To undo the hierarchies Linnaeus’s work imposed on all things living, Kahraman focused on what she calls her “oppressed plants.” Mimicking the taped-and-pressed style of an herbarium, she depicts plants native to Iraq, like berbeen (a nutritious weed), botnij (a type of mint), and qazan (berries you’d put in a smoothie). These plants feature throughout the show, including on wallpaper she designed for the occasion, and they are perhaps most astonishing in her small flax fiber works. From afar, they seem almost 3D, as if the leaves—and eyes, those ubiquitous emblems of surveillance—are popping off the delicate fibers. In Qazan, strands of inflorescence from a palm tree are woven into the fiber and dangle off the bottom edge, root-like. Her sculptures of “zombie” palm trees made from marbled bricks stand nearby, metaphors for the way palm trees remain erect long after they die due to their entwined roots.

 

Her oppressed-plants wallpaper covers a small room at the back of the museum, offset from the main space, where a 1997 recording of her late mother, Sizar, pleading her family’s case to immigration officials plays on loop. Five years after their family entered Sweden as undocumented asylum seekers, they applied for citizenship to stay in the country. They were denied. Sizar recorded this tape as an appeal. “The basis for the denial was that my mom couldn’t prove that she was who she was. She was a 49-year-old woman at the time. Imagine being told, ‘Well, we don’t believe who you are.’ That was a massive trigger for her,” says Kahraman. “She uses all of these metaphors, like: If you don’t believe who I am, come take a cell from my body, look inside my body.”

 

For a show that is so much about looking, this 21-minute recording, which Kahraman and her sister uncovered after their mother’s death in 2020, forces you to listen. And what you hear is one woman’s undeniable fear of being erased. Kahraman, now a mother herself, understands what a desperate attempt for control looks (and sounds) like. “When you’ve lived through wars, through trauma—I’m a survivor of domestic violence—you tend to want to control your environment in order to protect yourself,” she says. “And my work, and my life, tends to be very controlled. It’s a form, for me, of safety.
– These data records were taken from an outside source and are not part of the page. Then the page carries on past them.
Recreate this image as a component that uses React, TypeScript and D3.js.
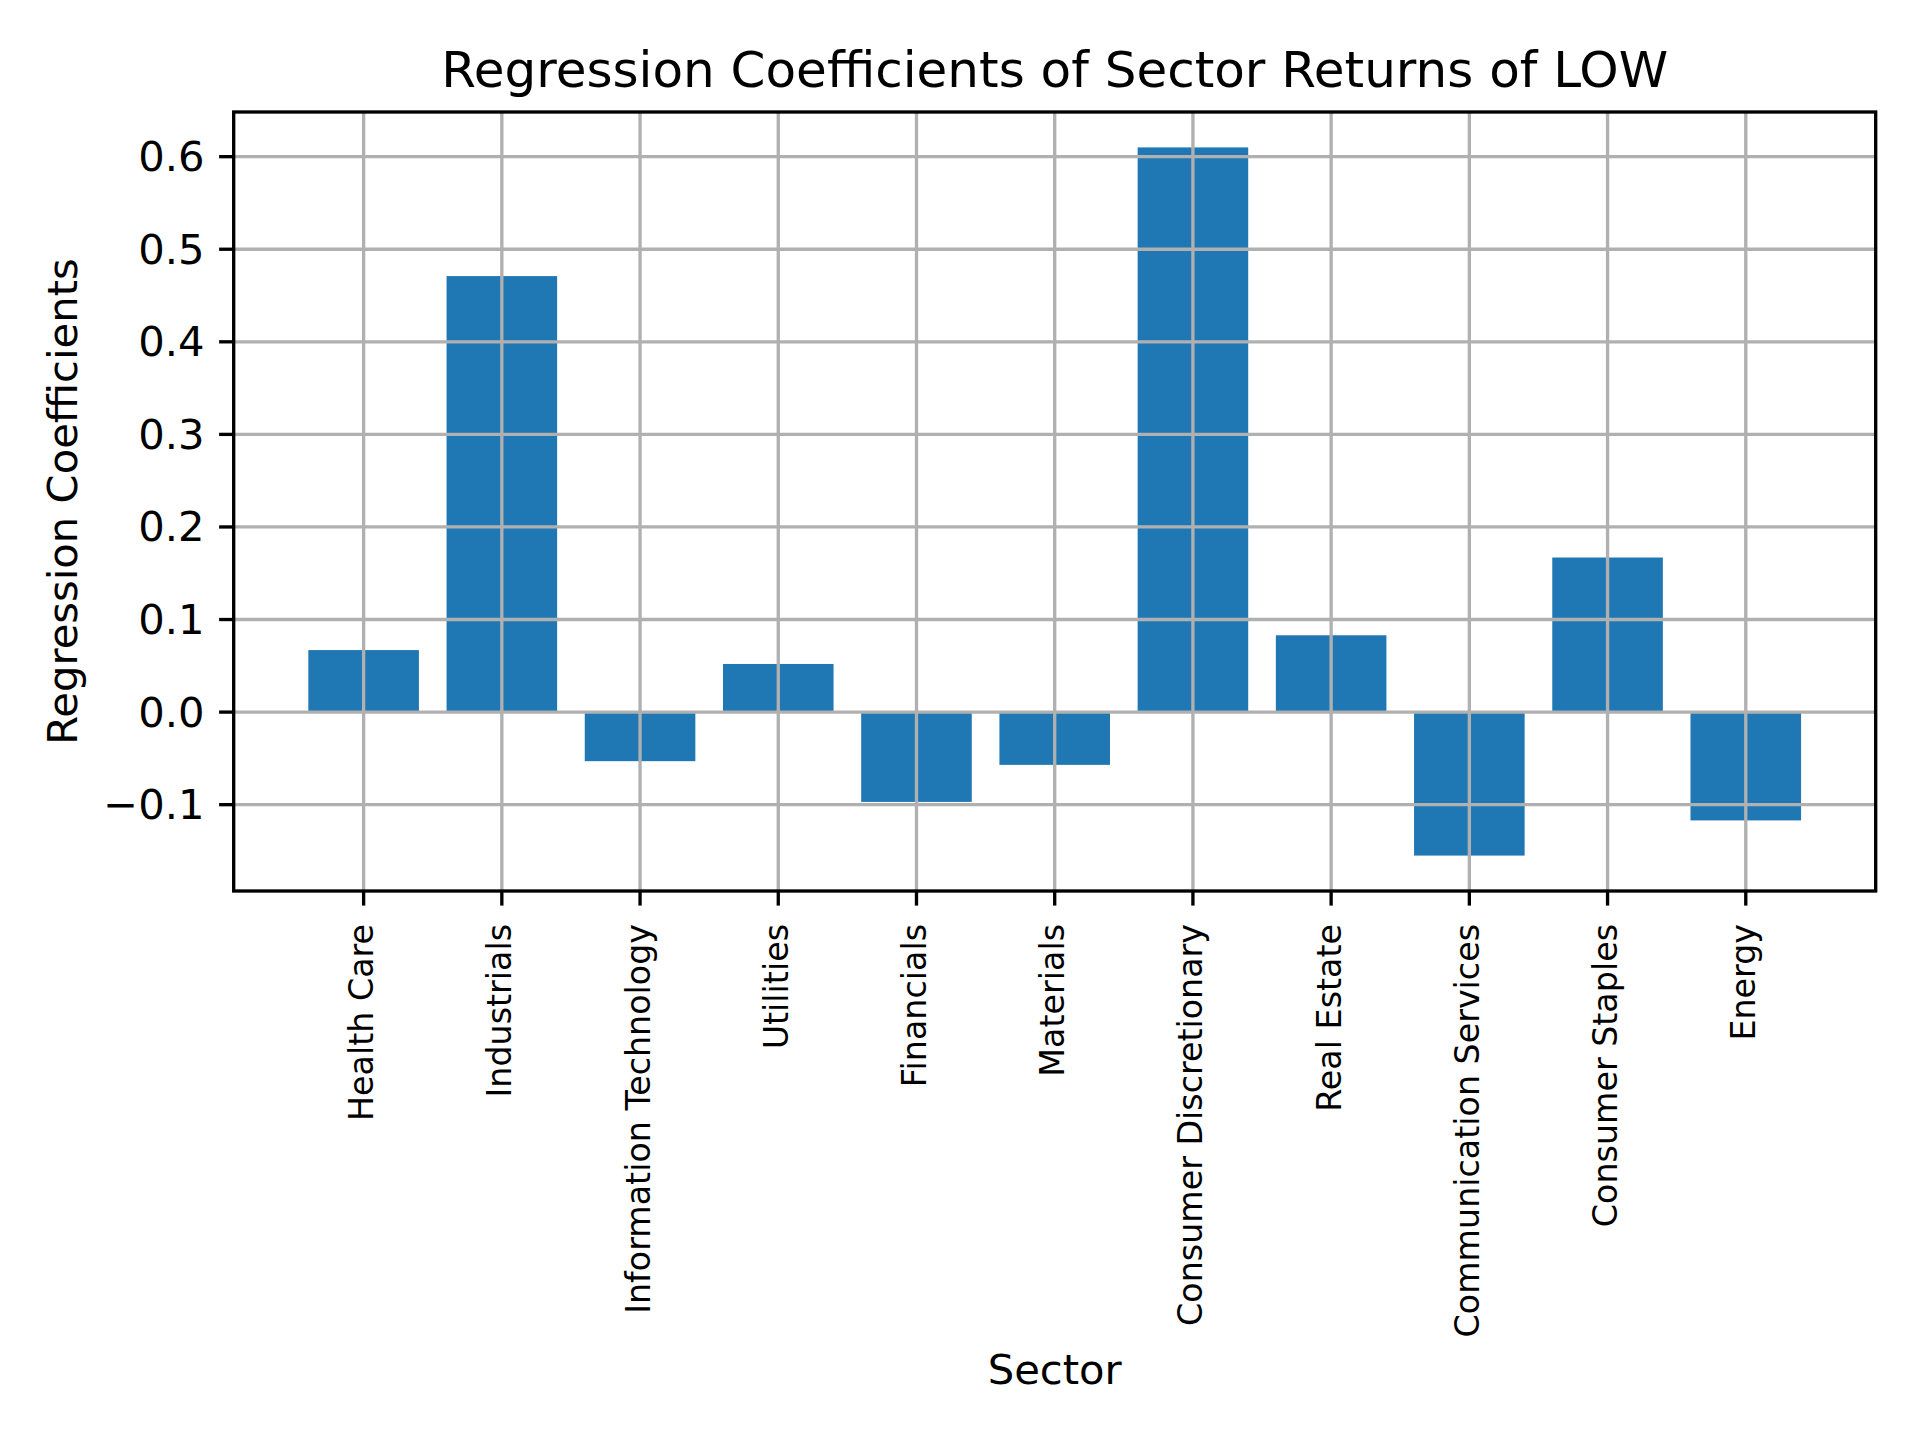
import * as d3 from "d3";

const sectors: string[] = [
  "Health Care",
  "Industrials",
  "Information Technology",
  "Utilities",
  "Financials",
  "Materials",
  "Consumer Discretionary",
  "Real Estate",
  "Communication Services",
  "Consumer Staples",
  "Energy",
];
const coefficients: number[] = [
  0.067, 0.471, -0.053, 0.052, -0.097, -0.057, 0.61, 0.083, -0.155, 0.167, -0.117,
];
const yTicks: number[] = [-0.1, 0, 0.1, 0.2, 0.3, 0.4, 0.5, 0.6];

const width = 1920;
const height = 1440;
const margin = { top: 112, right: 44.3, bottom: 549, left: 233.7 };
const lw = 3.33;
const font = "'DejaVu Sans', sans-serif";

const App = () => {
  const x0 = margin.left;
  const x1 = width - margin.right;
  const y0 = margin.top;
  const y1 = height - margin.bottom;

  const x = d3.scaleBand()
    .domain(sectors)
    .range([x0, x1])
    .paddingInner(0.2)
    .paddingOuter(0.54);

  const lo = d3.min(coefficients) as number;
  const hi = d3.max(coefficients) as number;
  const pad = (hi - lo) * 0.05;
  const y = d3.scaleLinear()
    .domain([lo - pad, hi + pad])
    .range([y1, y0]);

  const fmt = (v: number) => d3.format(".1f")(v).replace("-", "\u2212");
  const cx = (s: string) => (x(s) as number) + x.bandwidth() / 2;

  return (
    <svg width={width} height={height} style={{ position: "absolute", left: 0, top: 0, background: "#fff" }}>
      <rect x={0} y={0} width={width} height={height} fill="#fff" />
      {sectors.map((s, i) => {
        const v = coefficients[i];
        return (
          <rect
            key={s}
            x={x(s)}
            y={y(Math.max(0, v))}
            width={x.bandwidth()}
            height={Math.abs(y(v) - y(0))}
            fill="#1f77b4"
          />
        );
      })}
      <g stroke="#b0b0b0" strokeWidth={lw}>
        {sectors.map((s) => (
          <line key={s} x1={cx(s)} x2={cx(s)} y1={y0} y2={y1} />
        ))}
        {yTicks.map((t) => (
          <line key={t} x1={x0} x2={x1} y1={y(t)} y2={y(t)} />
        ))}
      </g>
      <rect x={x0} y={y0} width={x1 - x0} height={y1 - y0} fill="none" stroke="#000" strokeWidth={lw} />
      <g fontFamily={font} fill="#000">
        {yTicks.map((t) => (
          <g key={t}>
            <line x1={x0 - 14.6} x2={x0} y1={y(t)} y2={y(t)} stroke="#000" strokeWidth={lw} />
            <text x={x0 - 29.2} y={y(t)} fontSize={41.7} textAnchor="end" dominantBaseline="central">
              {fmt(t)}
            </text>
          </g>
        ))}
        {sectors.map((s) => (
          <g key={s}>
            <line x1={cx(s)} x2={cx(s)} y1={y1} y2={y1 + 14.6} stroke="#000" strokeWidth={lw} />
            <text
              transform={`translate(${cx(s) - 2},${y1 + 33}) rotate(-90)`}
              fontSize={33.3}
              textAnchor="end"
              dominantBaseline="central"
            >
              {s}
            </text>
          </g>
        ))}
        <text x={(x0 + x1) / 2} y={87} fontSize={50} textAnchor="middle">
          Regression Coefficients of Sector Returns of LOW
        </text>
        <text x={(x0 + x1) / 2} y={1384} fontSize={41.7} textAnchor="middle">
          Sector
        </text>
        <text
          transform={`translate(77,${(y0 + y1) / 2}) rotate(-90)`}
          fontSize={41.7}
          textAnchor="middle"
        >
          Regression Coefficients
        </text>
      </g>
    </svg>
  );
};

export default App;
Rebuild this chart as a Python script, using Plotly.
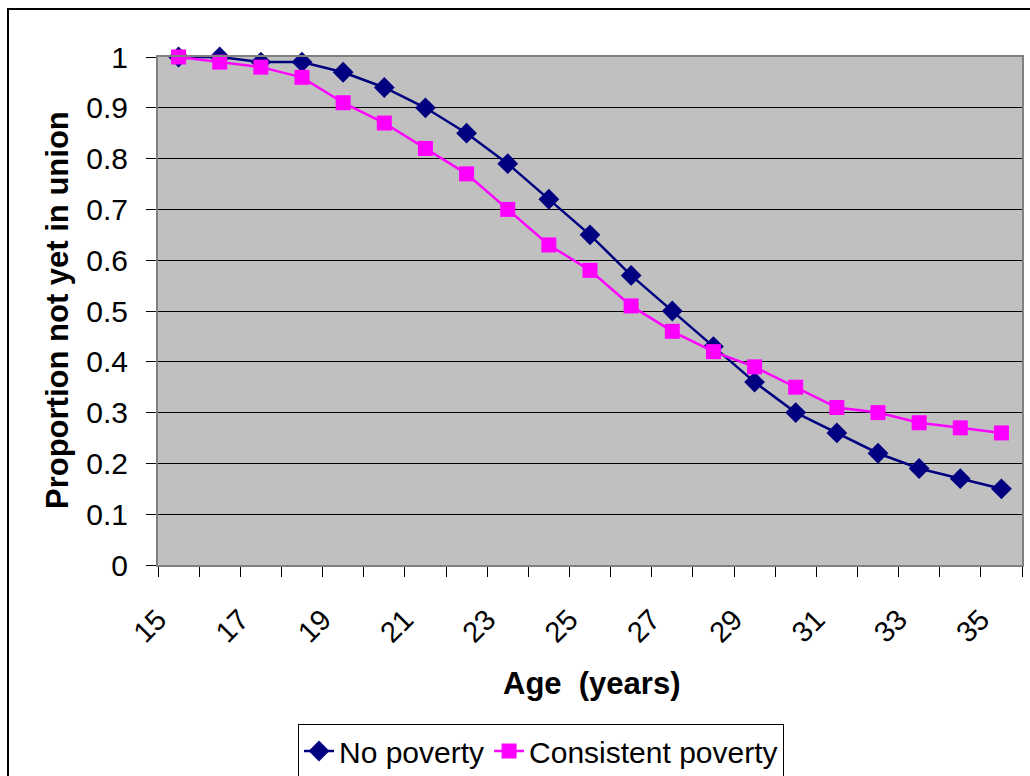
import plotly.graph_objects as go

ages = list(range(15, 36))
age_centers = [a + 0.5 for a in ages]
no_poverty = [1.00, 1.00, 0.99, 0.99, 0.97, 0.94, 0.90, 0.85, 0.79, 0.72, 0.65,
              0.57, 0.50, 0.43, 0.36, 0.30, 0.26, 0.22, 0.19, 0.17, 0.15]
consistent_poverty = [1.00, 0.99, 0.98, 0.96, 0.91, 0.87, 0.82, 0.77, 0.70, 0.63, 0.58,
                      0.51, 0.46, 0.42, 0.39, 0.35, 0.31, 0.30, 0.28, 0.27, 0.26]
x_tick_labels = [str(a) for a in range(15, 36, 2)]
y_ticks = [round(i * 0.1, 1) for i in range(11)]
y_tick_labels = ["0", "0.1", "0.2", "0.3", "0.4", "0.5", "0.6", "0.7", "0.8", "0.9", "1"]

FONT = "Liberation Sans, Arial, sans-serif"

fig = go.Figure()
fig.add_trace(go.Scatter(
    x=age_centers, y=no_poverty, name="No poverty", mode="lines+markers",
    line=dict(color="#000080", width=2.5),
    marker=dict(symbol="diamond", size=16, color="#000080"),
    cliponaxis=False,
))
fig.add_trace(go.Scatter(
    x=age_centers, y=consistent_poverty, name="Consistent poverty", mode="lines+markers",
    line=dict(color="#FF00FF", width=2.5),
    marker=dict(symbol="square", size=15, color="#FF00FF"),
    cliponaxis=False,
))

W, H = 1030, 776
L, R, T, B = 158, 8, 57, 211
pw, ph = W - L - R, H - T - B

fig.update_layout(
    width=W, height=H,
    margin=dict(l=L, r=R, t=T, b=B, autoexpand=False),
    paper_bgcolor="white",
    plot_bgcolor="#C0C0C0",
    font=dict(family=FONT, color="black", size=28),
    showlegend=True,
    legend=dict(
        orientation="h", x=(541 - L) / pw, xanchor="center",
        y=(H - B - 751) / ph, yanchor="middle",
        bordercolor="black", borderwidth=1, bgcolor="white",
        font=dict(size=30, family=FONT),
        itemwidth=30, tracegroupgap=0,
    ),
    xaxis=dict(
        range=[15, 36], tickmode="array",
        tickvals=[int(v) for v in x_tick_labels], ticktext=x_tick_labels,
        tickangle=-45, tickfont=dict(size=29),
        showgrid=False, zeroline=False, automargin=False,
        ticks="outside", ticklen=10, tickcolor="black", ticklabelstandoff=14,
        minor=dict(dtick=1, tick0=15, ticks="outside", ticklen=10, tickcolor="black", showgrid=False),
        showline=True, linecolor="#808080", linewidth=2, mirror=True,
    ),
    yaxis=dict(
        range=[0, 1], tickmode="array", tickvals=y_ticks, ticktext=y_tick_labels,
        tickfont=dict(size=30), automargin=False,
        showgrid=True, gridcolor="black", gridwidth=1, zeroline=False,
        ticks="outside", ticklen=10, tickcolor="black", ticklabelstandoff=12,
        showline=True, linecolor="#808080", linewidth=2, mirror=True,
    ),
)

# axis titles
fig.add_annotation(text="<b>Age  (years)</b>", xref="paper", yref="paper",
                   x=(591 - L) / pw, y=(H - B - 683) / ph, xanchor="center", yanchor="middle",
                   showarrow=False, font=dict(size=31, family=FONT))
fig.add_annotation(text="<b>Proportion not yet in union</b>", xref="paper", yref="paper",
                   x=(57 - L) / pw, y=(H - B - 310) / ph, xanchor="center", yanchor="middle",
                   textangle=-90, showarrow=False, font=dict(size=31, family=FONT))

# outer chart border (Excel chart area)
fig.add_shape(type="rect", xref="paper", yref="paper",
              x0=(8 - L) / pw, x1=(1040 - L) / pw,
              y0=(H - B - 790) / ph, y1=1 + (T - 9) / ph,
              line=dict(color="black", width=2), fillcolor="rgba(0,0,0,0)", layer="below")

fig.write_html("out.html")
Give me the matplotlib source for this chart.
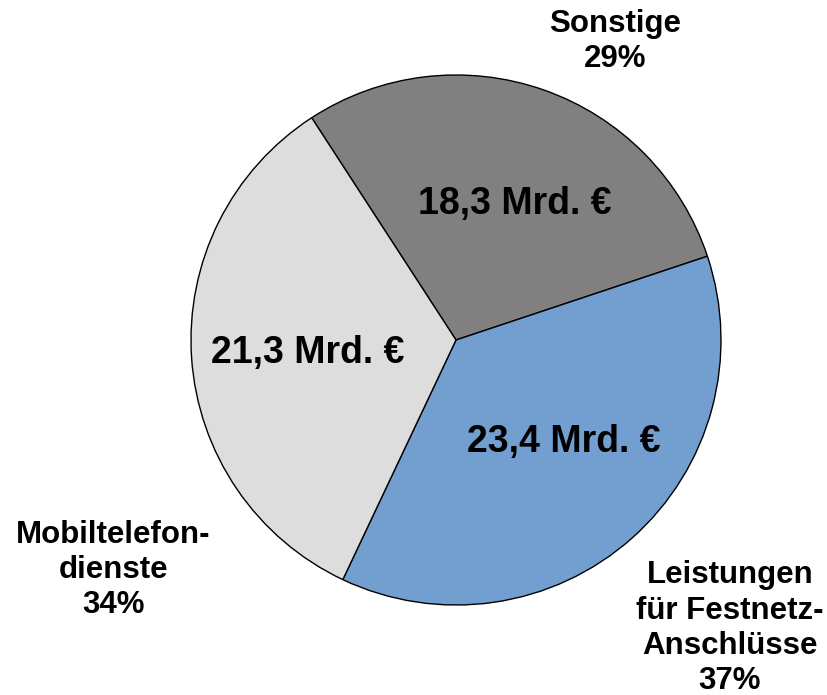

But it becomes excessive.”

 

“That’s part of what marbling has taught me,” she continues. “To not have to know everything. Because there is no way to control the marbled surface…. You lift the canvas, and it’s gorgeous. Sometimes it’s not perfect, but it allows you to be okay with that.” 

 

For Kahraman, maybe that’s what it means to progress: to accept the mistakes as a feature, not a bug. “I’ve been pushing for this for a long time. This marbling, it allowed me to get there. I mean, I’m not ‘there,’ you’re never ‘there,’ but I’m closer.”